WHAT YOU HAVE TO DO:
The listing below begins with the first line you should copy; stop after the line containing "rightTicks = [-0.20,-0.15,-0.10,-0.05,0.00,0.05,0.10,0.15];", and drop every picture.

----- DATASET EXTRACT -----

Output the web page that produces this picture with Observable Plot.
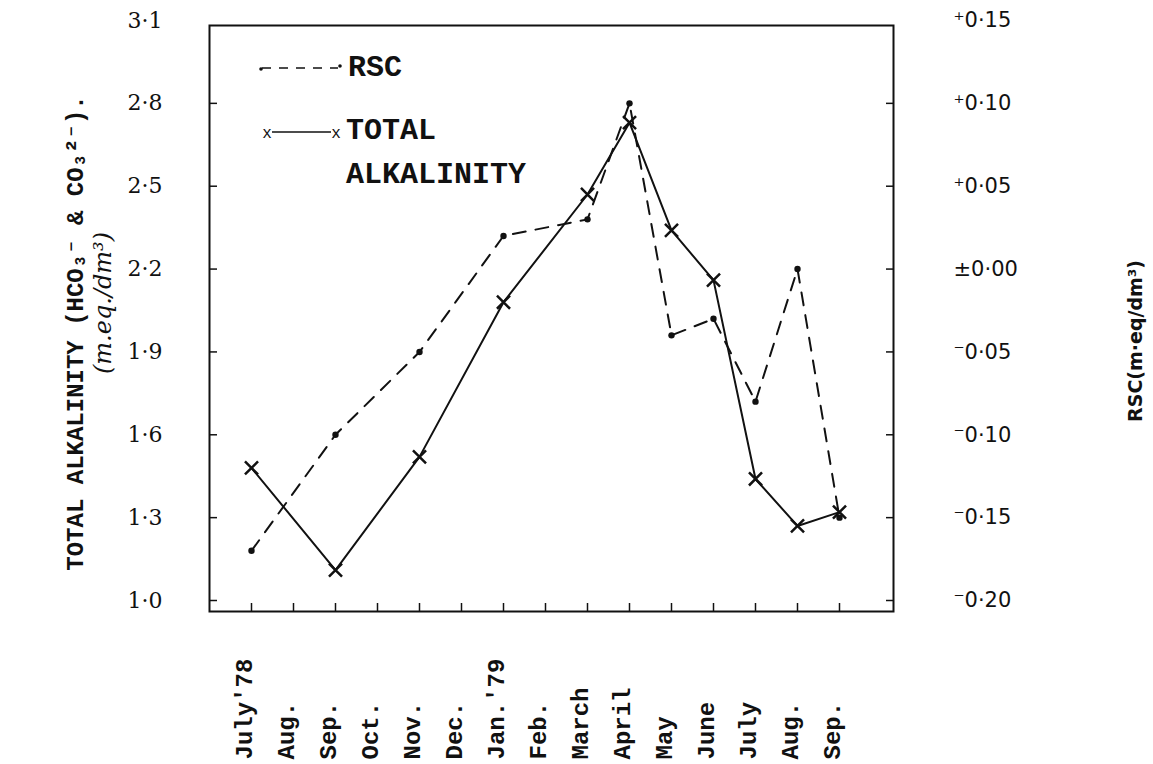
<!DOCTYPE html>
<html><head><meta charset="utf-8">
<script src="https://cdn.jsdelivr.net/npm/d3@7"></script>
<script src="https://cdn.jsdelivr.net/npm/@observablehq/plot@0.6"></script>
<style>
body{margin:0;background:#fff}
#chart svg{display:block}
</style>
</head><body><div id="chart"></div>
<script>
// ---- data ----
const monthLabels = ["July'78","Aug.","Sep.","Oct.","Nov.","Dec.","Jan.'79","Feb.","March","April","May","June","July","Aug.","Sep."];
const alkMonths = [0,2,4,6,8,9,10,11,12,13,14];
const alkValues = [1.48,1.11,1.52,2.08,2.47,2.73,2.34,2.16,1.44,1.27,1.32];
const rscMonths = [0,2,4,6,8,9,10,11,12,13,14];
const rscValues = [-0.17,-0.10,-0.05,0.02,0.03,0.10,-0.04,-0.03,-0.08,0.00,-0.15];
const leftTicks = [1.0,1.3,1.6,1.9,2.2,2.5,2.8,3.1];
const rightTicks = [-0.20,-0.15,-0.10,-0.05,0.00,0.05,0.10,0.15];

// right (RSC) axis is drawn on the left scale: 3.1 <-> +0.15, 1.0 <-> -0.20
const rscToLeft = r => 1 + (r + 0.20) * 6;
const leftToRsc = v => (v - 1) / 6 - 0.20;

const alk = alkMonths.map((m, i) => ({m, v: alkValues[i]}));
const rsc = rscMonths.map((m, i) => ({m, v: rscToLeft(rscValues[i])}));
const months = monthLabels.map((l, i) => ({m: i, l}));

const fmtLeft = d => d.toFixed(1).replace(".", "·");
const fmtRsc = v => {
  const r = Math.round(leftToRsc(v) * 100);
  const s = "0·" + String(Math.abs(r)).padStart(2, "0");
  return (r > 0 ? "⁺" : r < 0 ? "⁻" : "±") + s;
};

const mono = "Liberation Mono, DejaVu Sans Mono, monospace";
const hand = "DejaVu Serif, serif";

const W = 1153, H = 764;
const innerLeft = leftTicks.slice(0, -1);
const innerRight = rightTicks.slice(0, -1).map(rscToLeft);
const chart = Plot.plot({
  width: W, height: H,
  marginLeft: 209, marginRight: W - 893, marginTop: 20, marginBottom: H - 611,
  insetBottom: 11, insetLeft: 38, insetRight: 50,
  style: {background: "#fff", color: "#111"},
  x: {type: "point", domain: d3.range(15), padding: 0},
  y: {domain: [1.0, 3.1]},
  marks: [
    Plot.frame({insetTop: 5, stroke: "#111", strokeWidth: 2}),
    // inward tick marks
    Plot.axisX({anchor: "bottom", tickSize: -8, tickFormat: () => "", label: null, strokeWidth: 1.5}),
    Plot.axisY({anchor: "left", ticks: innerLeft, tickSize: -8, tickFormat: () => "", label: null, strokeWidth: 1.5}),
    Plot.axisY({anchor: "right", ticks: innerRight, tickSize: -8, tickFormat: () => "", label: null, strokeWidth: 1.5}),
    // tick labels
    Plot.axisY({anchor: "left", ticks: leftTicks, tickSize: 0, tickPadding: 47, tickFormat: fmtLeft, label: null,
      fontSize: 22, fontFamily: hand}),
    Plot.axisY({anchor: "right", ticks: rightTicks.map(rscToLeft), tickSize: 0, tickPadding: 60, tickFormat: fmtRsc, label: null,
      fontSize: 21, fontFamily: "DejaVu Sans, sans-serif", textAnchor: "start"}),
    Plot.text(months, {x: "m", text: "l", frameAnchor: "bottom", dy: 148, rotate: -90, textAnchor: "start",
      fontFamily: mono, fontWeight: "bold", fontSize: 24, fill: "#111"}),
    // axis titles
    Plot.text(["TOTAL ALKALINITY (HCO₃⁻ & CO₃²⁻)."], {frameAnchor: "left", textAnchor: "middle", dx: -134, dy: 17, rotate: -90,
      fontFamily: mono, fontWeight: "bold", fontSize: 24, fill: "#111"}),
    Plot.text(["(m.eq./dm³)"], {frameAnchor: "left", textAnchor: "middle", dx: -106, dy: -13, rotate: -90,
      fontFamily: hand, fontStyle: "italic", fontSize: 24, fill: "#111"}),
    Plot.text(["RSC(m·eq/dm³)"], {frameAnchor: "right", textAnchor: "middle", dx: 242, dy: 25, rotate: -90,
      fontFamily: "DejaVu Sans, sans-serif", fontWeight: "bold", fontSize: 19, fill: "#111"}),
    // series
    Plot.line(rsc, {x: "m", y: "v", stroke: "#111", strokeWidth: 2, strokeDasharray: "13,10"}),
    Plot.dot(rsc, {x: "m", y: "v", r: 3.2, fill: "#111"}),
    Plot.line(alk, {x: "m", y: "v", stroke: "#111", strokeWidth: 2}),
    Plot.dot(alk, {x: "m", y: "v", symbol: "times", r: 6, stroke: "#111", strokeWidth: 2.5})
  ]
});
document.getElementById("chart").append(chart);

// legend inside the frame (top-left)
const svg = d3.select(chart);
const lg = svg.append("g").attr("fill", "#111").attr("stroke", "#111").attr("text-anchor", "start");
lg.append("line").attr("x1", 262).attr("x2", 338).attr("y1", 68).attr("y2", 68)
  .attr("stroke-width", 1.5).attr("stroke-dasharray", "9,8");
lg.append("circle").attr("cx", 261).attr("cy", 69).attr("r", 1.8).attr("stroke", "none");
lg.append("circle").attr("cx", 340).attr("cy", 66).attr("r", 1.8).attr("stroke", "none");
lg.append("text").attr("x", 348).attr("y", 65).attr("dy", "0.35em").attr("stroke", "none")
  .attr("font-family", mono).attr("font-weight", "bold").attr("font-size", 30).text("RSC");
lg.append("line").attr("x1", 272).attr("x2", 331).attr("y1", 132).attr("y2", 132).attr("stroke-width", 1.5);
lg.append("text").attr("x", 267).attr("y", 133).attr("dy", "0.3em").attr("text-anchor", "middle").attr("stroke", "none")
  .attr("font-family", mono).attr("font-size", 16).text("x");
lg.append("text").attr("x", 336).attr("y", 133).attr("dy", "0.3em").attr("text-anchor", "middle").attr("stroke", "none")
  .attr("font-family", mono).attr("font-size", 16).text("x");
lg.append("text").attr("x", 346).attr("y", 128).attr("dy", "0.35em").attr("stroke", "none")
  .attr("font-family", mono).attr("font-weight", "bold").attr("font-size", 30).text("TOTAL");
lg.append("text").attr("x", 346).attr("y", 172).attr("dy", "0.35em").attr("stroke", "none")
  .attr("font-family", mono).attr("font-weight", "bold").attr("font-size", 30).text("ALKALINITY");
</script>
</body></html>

-----

TASK RESPONSE:
Output the web page that produces this picture with Observable Plot.
<!DOCTYPE html>
<html><head><meta charset="utf-8">
<script src="https://cdn.jsdelivr.net/npm/d3@7"></script>
<script src="https://cdn.jsdelivr.net/npm/@observablehq/plot@0.6"></script>
<style>
body{margin:0;background:#fff}
#chart svg{display:block}
</style>
</head><body><div id="chart"></div>
<script>
// ---- data ----
const monthLabels = ["July'78","Aug.","Sep.","Oct.","Nov.","Dec.","Jan.'79","Feb.","March","April","May","June","July","Aug.","Sep."];
const alkMonths = [0,2,4,6,8,9,10,11,12,13,14];
const alkValues = [1.48,1.11,1.52,2.08,2.47,2.73,2.34,2.16,1.44,1.27,1.32];
const rscMonths = [0,2,4,6,8,9,10,11,12,13,14];
const rscValues = [-0.17,-0.10,-0.05,0.02,0.03,0.10,-0.04,-0.03,-0.08,0.00,-0.15];
const leftTicks = [1.0,1.3,1.6,1.9,2.2,2.5,2.8,3.1];
const rightTicks = [-0.20,-0.15,-0.10,-0.05,0.00,0.05,0.10,0.15];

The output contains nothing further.